Your task:
Scan the listing below and copy every line holding "this".

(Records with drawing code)
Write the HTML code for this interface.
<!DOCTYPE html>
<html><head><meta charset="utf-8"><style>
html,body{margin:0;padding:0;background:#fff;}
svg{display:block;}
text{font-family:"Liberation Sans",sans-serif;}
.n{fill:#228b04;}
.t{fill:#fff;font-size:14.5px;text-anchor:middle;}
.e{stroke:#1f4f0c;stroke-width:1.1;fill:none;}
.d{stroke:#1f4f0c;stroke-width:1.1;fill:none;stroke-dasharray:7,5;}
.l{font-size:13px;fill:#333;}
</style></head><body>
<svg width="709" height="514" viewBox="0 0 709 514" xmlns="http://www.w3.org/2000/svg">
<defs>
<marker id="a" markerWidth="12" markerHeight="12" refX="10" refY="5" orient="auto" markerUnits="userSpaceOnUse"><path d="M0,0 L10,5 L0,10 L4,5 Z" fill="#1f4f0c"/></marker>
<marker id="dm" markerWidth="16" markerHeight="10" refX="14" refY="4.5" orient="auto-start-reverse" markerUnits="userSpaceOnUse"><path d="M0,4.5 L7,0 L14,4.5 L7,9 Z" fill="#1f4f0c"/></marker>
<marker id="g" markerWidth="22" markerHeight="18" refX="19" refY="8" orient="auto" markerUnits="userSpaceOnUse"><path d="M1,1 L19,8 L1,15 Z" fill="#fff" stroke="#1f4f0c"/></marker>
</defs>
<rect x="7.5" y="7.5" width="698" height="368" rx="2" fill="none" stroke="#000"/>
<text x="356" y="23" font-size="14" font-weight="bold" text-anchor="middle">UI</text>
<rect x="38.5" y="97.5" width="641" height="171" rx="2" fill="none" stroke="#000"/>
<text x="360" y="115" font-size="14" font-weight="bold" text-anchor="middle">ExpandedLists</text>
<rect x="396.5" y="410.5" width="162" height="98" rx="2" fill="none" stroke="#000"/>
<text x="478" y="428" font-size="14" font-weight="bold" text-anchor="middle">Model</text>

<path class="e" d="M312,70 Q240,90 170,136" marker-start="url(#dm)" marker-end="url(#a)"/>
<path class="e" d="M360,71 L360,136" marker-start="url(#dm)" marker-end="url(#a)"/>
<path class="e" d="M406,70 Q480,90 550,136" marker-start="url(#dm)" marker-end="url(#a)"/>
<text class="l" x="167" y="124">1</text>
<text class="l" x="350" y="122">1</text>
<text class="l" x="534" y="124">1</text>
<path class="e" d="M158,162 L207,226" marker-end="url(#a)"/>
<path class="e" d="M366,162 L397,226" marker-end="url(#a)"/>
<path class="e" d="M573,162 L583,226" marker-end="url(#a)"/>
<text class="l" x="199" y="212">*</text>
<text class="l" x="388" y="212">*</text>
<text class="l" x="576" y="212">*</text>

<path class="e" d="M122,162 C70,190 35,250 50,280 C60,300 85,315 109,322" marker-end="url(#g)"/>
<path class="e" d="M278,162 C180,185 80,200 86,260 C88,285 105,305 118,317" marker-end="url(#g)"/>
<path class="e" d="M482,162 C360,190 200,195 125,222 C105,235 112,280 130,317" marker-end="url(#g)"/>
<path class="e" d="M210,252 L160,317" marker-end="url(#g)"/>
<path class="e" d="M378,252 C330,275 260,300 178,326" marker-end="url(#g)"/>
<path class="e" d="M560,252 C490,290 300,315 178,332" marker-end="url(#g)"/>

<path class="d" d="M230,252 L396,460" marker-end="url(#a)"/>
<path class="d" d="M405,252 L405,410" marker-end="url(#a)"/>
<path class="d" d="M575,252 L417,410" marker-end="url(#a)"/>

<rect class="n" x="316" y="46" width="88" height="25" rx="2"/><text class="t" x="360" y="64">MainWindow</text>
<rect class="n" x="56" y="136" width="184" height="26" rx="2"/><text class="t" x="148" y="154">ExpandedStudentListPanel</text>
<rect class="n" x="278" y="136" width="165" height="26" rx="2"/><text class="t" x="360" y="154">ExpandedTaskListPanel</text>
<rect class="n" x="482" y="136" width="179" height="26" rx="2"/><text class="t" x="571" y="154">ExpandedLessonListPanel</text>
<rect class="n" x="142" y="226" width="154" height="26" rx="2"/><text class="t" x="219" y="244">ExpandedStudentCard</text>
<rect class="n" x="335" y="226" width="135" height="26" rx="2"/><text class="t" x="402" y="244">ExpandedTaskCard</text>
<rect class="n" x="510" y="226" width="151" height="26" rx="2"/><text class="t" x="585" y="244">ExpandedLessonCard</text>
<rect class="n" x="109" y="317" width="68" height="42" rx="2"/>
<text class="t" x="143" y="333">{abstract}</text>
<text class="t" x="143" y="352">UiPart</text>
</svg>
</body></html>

==

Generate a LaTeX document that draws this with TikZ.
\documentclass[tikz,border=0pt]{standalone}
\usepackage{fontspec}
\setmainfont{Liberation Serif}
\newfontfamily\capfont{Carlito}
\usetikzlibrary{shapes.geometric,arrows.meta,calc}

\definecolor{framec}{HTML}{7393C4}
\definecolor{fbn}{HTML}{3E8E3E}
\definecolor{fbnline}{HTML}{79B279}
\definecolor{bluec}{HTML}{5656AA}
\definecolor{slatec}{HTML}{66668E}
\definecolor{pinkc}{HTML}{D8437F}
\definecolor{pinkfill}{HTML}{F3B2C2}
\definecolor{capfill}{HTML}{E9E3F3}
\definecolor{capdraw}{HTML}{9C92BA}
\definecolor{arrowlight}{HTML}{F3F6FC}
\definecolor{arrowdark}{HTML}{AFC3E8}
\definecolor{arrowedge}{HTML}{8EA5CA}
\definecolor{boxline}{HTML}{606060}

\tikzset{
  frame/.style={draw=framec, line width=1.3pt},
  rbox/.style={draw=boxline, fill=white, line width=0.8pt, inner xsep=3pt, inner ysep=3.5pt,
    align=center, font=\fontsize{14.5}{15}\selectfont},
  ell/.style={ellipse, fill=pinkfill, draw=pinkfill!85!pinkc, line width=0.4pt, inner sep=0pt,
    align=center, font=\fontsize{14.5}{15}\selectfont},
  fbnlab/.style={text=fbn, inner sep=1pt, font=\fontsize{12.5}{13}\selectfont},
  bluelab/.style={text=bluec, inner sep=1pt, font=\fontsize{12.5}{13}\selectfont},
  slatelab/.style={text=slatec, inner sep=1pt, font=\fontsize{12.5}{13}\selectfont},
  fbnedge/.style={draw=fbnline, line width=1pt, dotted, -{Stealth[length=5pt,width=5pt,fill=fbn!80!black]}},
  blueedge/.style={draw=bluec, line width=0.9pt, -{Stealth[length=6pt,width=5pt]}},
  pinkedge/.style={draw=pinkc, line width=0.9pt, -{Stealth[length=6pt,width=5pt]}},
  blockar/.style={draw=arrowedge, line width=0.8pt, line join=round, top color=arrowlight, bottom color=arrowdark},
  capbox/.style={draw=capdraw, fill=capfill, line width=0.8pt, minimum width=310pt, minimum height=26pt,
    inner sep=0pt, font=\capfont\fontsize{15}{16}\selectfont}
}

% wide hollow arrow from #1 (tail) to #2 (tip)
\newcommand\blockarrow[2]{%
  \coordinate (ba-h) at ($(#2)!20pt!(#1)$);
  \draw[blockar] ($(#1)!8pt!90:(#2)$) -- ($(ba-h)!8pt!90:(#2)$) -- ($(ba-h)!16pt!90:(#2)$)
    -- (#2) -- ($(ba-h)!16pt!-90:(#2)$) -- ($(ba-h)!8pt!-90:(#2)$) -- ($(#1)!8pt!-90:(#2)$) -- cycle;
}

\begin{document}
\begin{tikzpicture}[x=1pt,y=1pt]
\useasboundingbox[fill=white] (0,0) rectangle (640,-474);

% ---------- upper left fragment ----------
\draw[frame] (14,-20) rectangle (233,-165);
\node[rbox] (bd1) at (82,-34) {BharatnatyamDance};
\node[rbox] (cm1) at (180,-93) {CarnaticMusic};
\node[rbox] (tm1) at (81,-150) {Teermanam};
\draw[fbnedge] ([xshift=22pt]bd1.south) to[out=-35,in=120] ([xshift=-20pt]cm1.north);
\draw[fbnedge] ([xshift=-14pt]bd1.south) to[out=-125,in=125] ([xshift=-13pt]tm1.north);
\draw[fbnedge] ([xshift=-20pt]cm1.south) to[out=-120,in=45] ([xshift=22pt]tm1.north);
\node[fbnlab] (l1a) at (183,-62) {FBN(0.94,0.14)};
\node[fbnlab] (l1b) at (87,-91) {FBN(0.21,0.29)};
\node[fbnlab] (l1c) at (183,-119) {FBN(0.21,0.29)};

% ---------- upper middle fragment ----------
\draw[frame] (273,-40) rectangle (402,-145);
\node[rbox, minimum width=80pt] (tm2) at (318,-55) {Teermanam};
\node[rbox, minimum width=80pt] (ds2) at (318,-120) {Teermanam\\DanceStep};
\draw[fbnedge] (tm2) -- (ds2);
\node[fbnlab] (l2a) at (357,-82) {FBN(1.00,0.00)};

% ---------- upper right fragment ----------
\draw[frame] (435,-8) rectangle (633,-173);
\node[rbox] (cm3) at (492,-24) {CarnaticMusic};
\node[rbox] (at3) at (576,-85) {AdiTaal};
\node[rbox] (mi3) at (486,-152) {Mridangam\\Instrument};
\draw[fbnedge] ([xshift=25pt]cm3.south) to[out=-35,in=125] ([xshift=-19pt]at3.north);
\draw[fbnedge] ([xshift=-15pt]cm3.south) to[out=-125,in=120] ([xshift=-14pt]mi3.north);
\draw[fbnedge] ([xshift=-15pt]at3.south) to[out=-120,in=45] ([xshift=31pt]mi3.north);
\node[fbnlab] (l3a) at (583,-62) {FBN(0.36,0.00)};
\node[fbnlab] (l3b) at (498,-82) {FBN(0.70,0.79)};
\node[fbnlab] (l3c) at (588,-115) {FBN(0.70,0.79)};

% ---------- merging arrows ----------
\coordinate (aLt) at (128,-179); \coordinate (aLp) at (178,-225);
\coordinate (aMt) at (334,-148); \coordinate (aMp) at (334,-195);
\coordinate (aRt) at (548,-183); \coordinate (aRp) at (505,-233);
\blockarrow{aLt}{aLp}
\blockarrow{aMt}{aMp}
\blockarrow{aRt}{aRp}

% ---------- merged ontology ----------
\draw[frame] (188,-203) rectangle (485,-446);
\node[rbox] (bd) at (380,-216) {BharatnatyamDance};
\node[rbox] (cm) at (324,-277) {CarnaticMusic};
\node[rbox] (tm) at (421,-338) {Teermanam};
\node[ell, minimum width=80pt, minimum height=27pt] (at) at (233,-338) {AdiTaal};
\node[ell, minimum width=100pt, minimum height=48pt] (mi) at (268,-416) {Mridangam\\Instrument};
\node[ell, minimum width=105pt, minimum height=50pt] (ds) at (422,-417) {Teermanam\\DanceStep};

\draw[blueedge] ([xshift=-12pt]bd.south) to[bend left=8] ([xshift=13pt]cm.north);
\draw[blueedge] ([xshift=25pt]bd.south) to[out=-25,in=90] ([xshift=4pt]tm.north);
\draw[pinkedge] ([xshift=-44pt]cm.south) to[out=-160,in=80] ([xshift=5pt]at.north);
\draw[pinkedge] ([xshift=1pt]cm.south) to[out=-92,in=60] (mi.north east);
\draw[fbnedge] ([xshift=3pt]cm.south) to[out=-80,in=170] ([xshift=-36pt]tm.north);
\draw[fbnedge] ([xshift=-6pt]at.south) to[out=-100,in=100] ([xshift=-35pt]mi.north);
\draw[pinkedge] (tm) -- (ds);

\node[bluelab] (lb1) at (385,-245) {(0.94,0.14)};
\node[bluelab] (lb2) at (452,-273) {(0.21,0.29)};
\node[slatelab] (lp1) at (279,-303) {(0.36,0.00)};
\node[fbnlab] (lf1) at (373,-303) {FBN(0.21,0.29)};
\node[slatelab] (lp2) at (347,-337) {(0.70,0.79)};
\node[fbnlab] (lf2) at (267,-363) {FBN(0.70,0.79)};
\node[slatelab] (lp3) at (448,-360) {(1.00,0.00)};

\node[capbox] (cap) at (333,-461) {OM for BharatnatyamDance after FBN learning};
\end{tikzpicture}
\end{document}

Written reply:
Write the HTML code for this interface.
Generate a LaTeX document that draws this with TikZ.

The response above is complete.